▸ **GIVEN PROBLEM**
From the very first line of the data to the line containing "import plotly.graph_objects as go", retype everything exactly, leaving the pictures behind.

▸ **RAW DATA**
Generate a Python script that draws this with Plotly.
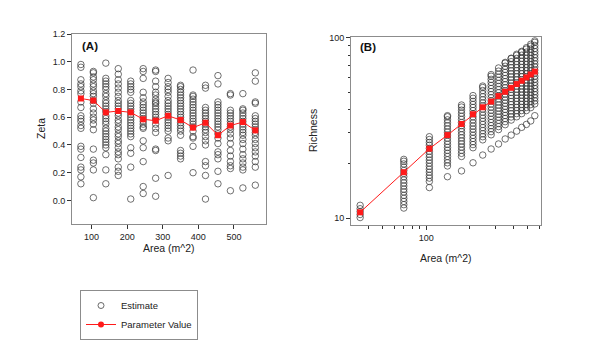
import plotly.graph_objects as go

# ---------------- Panel A data (Zeta vs Area) ----------------
areas_a = [70, 105, 140, 175, 210, 245, 280, 315, 350, 385, 420, 455, 490, 525, 560]
zeta_param = [0.735, 0.72, 0.635, 0.645, 0.635, 0.585, 0.575, 0.61, 0.58, 0.525, 0.56, 0.47, 0.54, 0.565, 0.505]
zeta_est = [
    [0.98, 0.96, 0.87, 0.84, 0.82, 0.79, 0.77, 0.71, 0.67, 0.61, 0.59, 0.57, 0.54, 0.52, 0.39, 0.37, 0.31, 0.24, 0.22, 0.17, 0.12],
    [0.93, 0.92, 0.89, 0.87, 0.84, 0.82, 0.79, 0.77, 0.75, 0.72, 0.70, 0.66, 0.63, 0.60, 0.58, 0.55, 0.51, 0.37, 0.29, 0.27, 0.22, 0.02],
    [0.99, 0.88, 0.86, 0.84, 0.82, 0.80, 0.77, 0.75, 0.72, 0.70, 0.68, 0.66, 0.64, 0.61, 0.59, 0.57, 0.55, 0.52, 0.50, 0.48, 0.46, 0.44, 0.42, 0.40, 0.38, 0.33, 0.22, 0.12],
    [0.95, 0.91, 0.87, 0.84, 0.81, 0.78, 0.75, 0.72, 0.70, 0.68, 0.66, 0.63, 0.61, 0.58, 0.56, 0.53, 0.51, 0.48, 0.46, 0.43, 0.41, 0.38, 0.35, 0.33, 0.30, 0.24, 0.21, 0.18],
    [0.86, 0.84, 0.82, 0.80, 0.78, 0.72, 0.70, 0.68, 0.66, 0.64, 0.62, 0.60, 0.58, 0.56, 0.54, 0.52, 0.50, 0.48, 0.46, 0.38, 0.34, 0.24, 0.01],
    [0.95, 0.93, 0.88, 0.78, 0.74, 0.71, 0.69, 0.67, 0.65, 0.63, 0.61, 0.59, 0.57, 0.55, 0.53, 0.52, 0.43, 0.38, 0.28, 0.10, 0.05],
    [0.94, 0.93, 0.86, 0.82, 0.78, 0.76, 0.73, 0.71, 0.70, 0.68, 0.66, 0.64, 0.62, 0.60, 0.58, 0.55, 0.52, 0.49, 0.37, 0.36, 0.16, 0.03],
    [0.88, 0.85, 0.82, 0.80, 0.78, 0.75, 0.72, 0.70, 0.68, 0.66, 0.64, 0.62, 0.60, 0.58, 0.56, 0.54, 0.52, 0.50, 0.45, 0.43, 0.18],
    [0.83, 0.82, 0.80, 0.78, 0.76, 0.74, 0.72, 0.70, 0.68, 0.66, 0.64, 0.62, 0.60, 0.58, 0.56, 0.54, 0.52, 0.50, 0.47, 0.36, 0.34, 0.32, 0.30],
    [0.94, 0.76, 0.75, 0.73, 0.71, 0.69, 0.67, 0.65, 0.63, 0.61, 0.59, 0.57, 0.55, 0.53, 0.50, 0.46, 0.45, 0.39, 0.20],
    [0.83, 0.81, 0.67, 0.65, 0.63, 0.61, 0.59, 0.57, 0.55, 0.53, 0.51, 0.49, 0.46, 0.43, 0.40, 0.28, 0.25, 0.18, 0.01],
    [0.90, 0.84, 0.71, 0.69, 0.67, 0.65, 0.63, 0.61, 0.59, 0.57, 0.55, 0.53, 0.51, 0.48, 0.45, 0.41, 0.35, 0.33, 0.30, 0.21, 0.12],
    [0.77, 0.76, 0.65, 0.63, 0.61, 0.59, 0.57, 0.55, 0.53, 0.51, 0.48, 0.45, 0.41, 0.36, 0.32, 0.28, 0.25, 0.23, 0.07],
    [0.77, 0.66, 0.65, 0.63, 0.61, 0.59, 0.57, 0.55, 0.53, 0.51, 0.49, 0.47, 0.44, 0.41, 0.37, 0.33, 0.30, 0.27, 0.24, 0.22, 0.09],
    [0.92, 0.86, 0.71, 0.70, 0.61, 0.59, 0.57, 0.55, 0.53, 0.51, 0.49, 0.47, 0.44, 0.41, 0.38, 0.35, 0.32, 0.28, 0.24, 0.11],
]

# ---------------- Panel B data (Richness vs Area, log-log) ----------------
areas_b = [35, 70, 105, 140, 175, 210, 245, 280, 315, 350, 385, 420, 455, 490, 525, 560]
rich_param = [10.8, 18.0, 24.3, 28.9, 33.3, 37.7, 41.2, 44.3, 47.5, 50.2, 52.8, 55.4, 57.8, 60.3, 62.6, 64.9]
rich_est = [
    [10.1, 10.5, 10.9, 11.3, 11.8],
    [11.4, 11.9, 12.4, 12.9, 13.4, 14.0, 14.5, 15.1, 15.7, 16.3, 17.0, 17.7, 18.4, 19.2, 20.0, 20.7, 21.2],
    [14.8, 16.0, 16.7, 17.3, 18.0, 18.7, 19.4, 20.2, 21.0, 21.8, 22.6, 23.5, 24.4, 25.4, 26.3, 27.3, 28.3],
    [17.0, 19.5, 20.3, 21.1, 22.0, 22.9, 23.8, 24.7, 25.7, 26.7, 27.8, 28.9, 30.0, 31.2, 32.5, 33.8, 35.1, 36.5, 37.0],
    [18.3, 22.0, 22.9, 23.8, 24.8, 25.8, 26.8, 27.9, 29.0, 30.2, 31.4, 32.6, 33.9, 35.3, 36.7, 38.2, 39.7, 41.3, 42.4],
    [20.3, 24.6, 25.6, 26.6, 27.7, 28.8, 30.0, 31.2, 32.4, 33.7, 35.1, 36.5, 38.0, 39.5, 41.1, 42.7, 44.4, 46.2, 47.8],
    [22.4, 27.2, 28.3, 29.4, 30.6, 31.8, 33.1, 34.4, 35.8, 37.2, 38.7, 40.3, 41.9, 43.5, 45.3, 47.1, 49.0, 51.0, 53.0, 54.0],
    [24.2, 29.0, 30.2, 31.4, 32.6, 33.9, 35.3, 36.7, 38.2, 39.7, 41.3, 43.0, 44.7, 46.5, 48.4, 50.3, 52.3, 54.4, 56.6, 58.8, 61.2, 62.5],
    [25.8, 31.0, 32.2, 33.5, 34.9, 36.3, 37.7, 39.2, 40.8, 42.4, 44.1, 45.9, 47.7, 49.6, 51.6, 53.7, 55.8, 58.0, 60.4, 62.8, 65.3, 68.0],
    [27.5, 33.0, 34.3, 35.7, 37.1, 38.6, 40.1, 41.7, 43.4, 45.1, 46.9, 48.8, 50.8, 52.8, 54.9, 57.1, 59.4, 61.8, 64.2, 66.8, 69.5, 72.3, 73.0],
    [28.9, 35.0, 36.4, 37.9, 39.4, 41.0, 42.6, 44.3, 46.1, 47.9, 49.8, 51.8, 53.9, 56.0, 58.3, 60.6, 63.0, 65.5, 68.2, 70.9, 73.7, 76.6, 77.0],
    [30.4, 36.5, 38.0, 39.5, 41.1, 42.7, 44.4, 46.2, 48.0, 49.9, 51.9, 54.0, 56.2, 58.4, 60.7, 63.2, 65.7, 68.3, 71.0, 73.9, 76.8, 79.9, 81.0],
    [31.9, 38.0, 39.5, 41.1, 42.7, 44.4, 46.2, 48.1, 50.0, 52.0, 54.1, 56.2, 58.5, 60.8, 63.2, 65.8, 68.4, 71.1, 74.0, 76.9, 80.0, 83.2, 84.0],
    [33.1, 39.5, 41.1, 42.7, 44.4, 46.2, 48.0, 50.0, 52.0, 54.0, 56.2, 58.4, 60.8, 63.2, 65.7, 68.3, 71.1, 73.9, 76.9, 80.0, 83.2, 86.5, 88.0],
    [34.6, 41.0, 42.6, 44.3, 46.1, 48.0, 49.9, 51.9, 53.9, 56.1, 58.3, 60.7, 63.1, 65.6, 68.2, 71.0, 73.8, 76.8, 79.8, 83.0, 86.4, 89.8, 92.0],
    [37.0, 43.0, 44.7, 46.5, 48.4, 50.3, 52.3, 54.4, 56.6, 58.9, 61.2, 63.7, 66.2, 68.9, 71.6, 74.5, 77.5, 80.6, 83.8, 87.2, 90.6, 94.3, 96.0],
]

# tick labels
a_xticks = [100, 200, 300, 400, 500]
a_yticks = [0.0, 0.2, 0.4, 0.6, 0.8, 1.0, 1.2]
b_xticks = [100]
b_xminor = [40, 50, 60, 70, 80, 90, 200, 300, 400, 500, 600]
b_yticks = [10, 100]
b_yminor = [20, 30, 40, 50, 60, 70, 80, 90]

RED = "#ff1a1a"
FONT = "Liberation Sans, Arial, sans-serif"
W, H = 600, 363
OFF = 8  # page body margin offset


def px(x):
    return (x - OFF) / W


def py(y):
    return 1 - (y - OFF) / H


fig = go.Figure()


def flat(xs, groups):
    X, Y = [], []
    for x, g in zip(xs, groups):
        for v in g:
            X.append(x)
            Y.append(v)
    return X, Y


circ = dict(symbol="circle-open", size=6.5, color="#333333", line=dict(width=0.7))
sq = dict(symbol="square", size=6, color=RED)

xa, ya = flat(areas_a, zeta_est)
fig.add_trace(go.Scatter(x=xa, y=ya, mode="markers", xaxis="x", yaxis="y", marker=circ, showlegend=False))
fig.add_trace(go.Scatter(x=areas_a, y=zeta_param, mode="lines+markers", xaxis="x", yaxis="y",
                         line=dict(color=RED, width=1), marker=sq, showlegend=False))

xb, yb = flat(areas_b, rich_est)
fig.add_trace(go.Scatter(x=xb, y=yb, mode="markers", xaxis="x2", yaxis="y2", marker=circ, showlegend=False))
fig.add_trace(go.Scatter(x=areas_b, y=rich_param, mode="lines+markers", xaxis="x2", yaxis="y2",
                         line=dict(color=RED, width=1), marker=sq, showlegend=False))

# legend entries
fig.add_trace(go.Scatter(x=[None], y=[None], mode="markers", name="Estimate",
                         marker=dict(symbol="circle-open", size=6, color="#444444", line=dict(width=0.8))))
fig.add_trace(go.Scatter(x=[None], y=[None], mode="lines+markers", name="Parameter Value",
                         line=dict(color=RED, width=1),
                         marker=dict(symbol="circle", size=6, color=RED)))

axis_common = dict(showline=True, linecolor="#8c8c8c", linewidth=1, mirror=True,
                   ticks="outside", ticklen=4, tickcolor="#333333", tickwidth=1,
                   showgrid=False, zeroline=False, automargin=False,
                   tickfont=dict(size=9, color="#222222", family=FONT))

fig.update_layout(
    width=W, height=H,
    margin=dict(l=0, r=0, t=0, b=0),
    paper_bgcolor="white", plot_bgcolor="white",
    font=dict(family=FONT, color="#222222"),
    xaxis=dict(domain=[px(72), px(266)], range=[45, 590], tickvals=a_xticks, anchor="y", **axis_common),
    yaxis=dict(domain=[py(224), py(34)], range=[-0.17, 1.2], tickvals=a_yticks,
               ticktext=[f"{v:.1f}" for v in a_yticks], anchor="x", **axis_common),
    xaxis2=dict(domain=[px(351), px(541)], type="log", range=[1.481, 2.791], tickvals=b_xticks,
                ticktext=[str(v) for v in b_xticks],
                minor=dict(tickvals=b_xminor, ticks="outside", ticklen=2.5, tickcolor="#333333"),
                anchor="y2", **axis_common),
    yaxis2=dict(domain=[py(225), py(37)], type="log", range=[0.963, 2.004], tickvals=b_yticks,
                ticktext=[str(v) for v in b_yticks],
                minor=dict(tickvals=b_yminor, ticks="outside", ticklen=2.5, tickcolor="#333333"),
                anchor="x2", **axis_common),
    legend=dict(x=px(80), y=py(290), xanchor="left", yanchor="top",
                bordercolor="#8c8c8c", borderwidth=1, bgcolor="white",
                font=dict(size=9.5, family=FONT, color="#222222"),
                tracegroupgap=0, itemwidth=30),
    annotations=[
        dict(text="<b>(A)</b>", x=px(80), y=py(38), xref="paper", yref="paper",
             xanchor="left", yanchor="top", showarrow=False, font=dict(size=11.5, family=FONT, color="#111111")),
        dict(text="<b>(B)</b>", x=px(358), y=py(39), xref="paper", yref="paper",
             xanchor="left", yanchor="top", showarrow=False, font=dict(size=11.5, family=FONT, color="#111111")),
        # axis titles
        dict(text="Zeta", x=px(41), y=py(129), xref="paper", yref="paper", textangle=-90,
             xanchor="center", yanchor="middle", showarrow=False, font=dict(size=10.5, family=FONT, color="#222222")),
        dict(text="Area (m^2)", x=px(169), y=py(248), xref="paper", yref="paper",
             xanchor="center", yanchor="middle", showarrow=False, font=dict(size=10.5, family=FONT, color="#222222")),
        dict(text="Richness", x=px(313), y=py(131), xref="paper", yref="paper", textangle=-90,
             xanchor="center", yanchor="middle", showarrow=False, font=dict(size=10.5, family=FONT, color="#222222")),
        dict(text="Area (m^2)", x=px(446), y=py(258), xref="paper", yref="paper",
             xanchor="center", yanchor="middle", showarrow=False, font=dict(size=10.5, family=FONT, color="#222222")),
    ],
)

fig.write_html("out.html")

▸ **CORRECT RESULT**
Generate a Python script that draws this with Plotly.
import plotly.graph_objects as go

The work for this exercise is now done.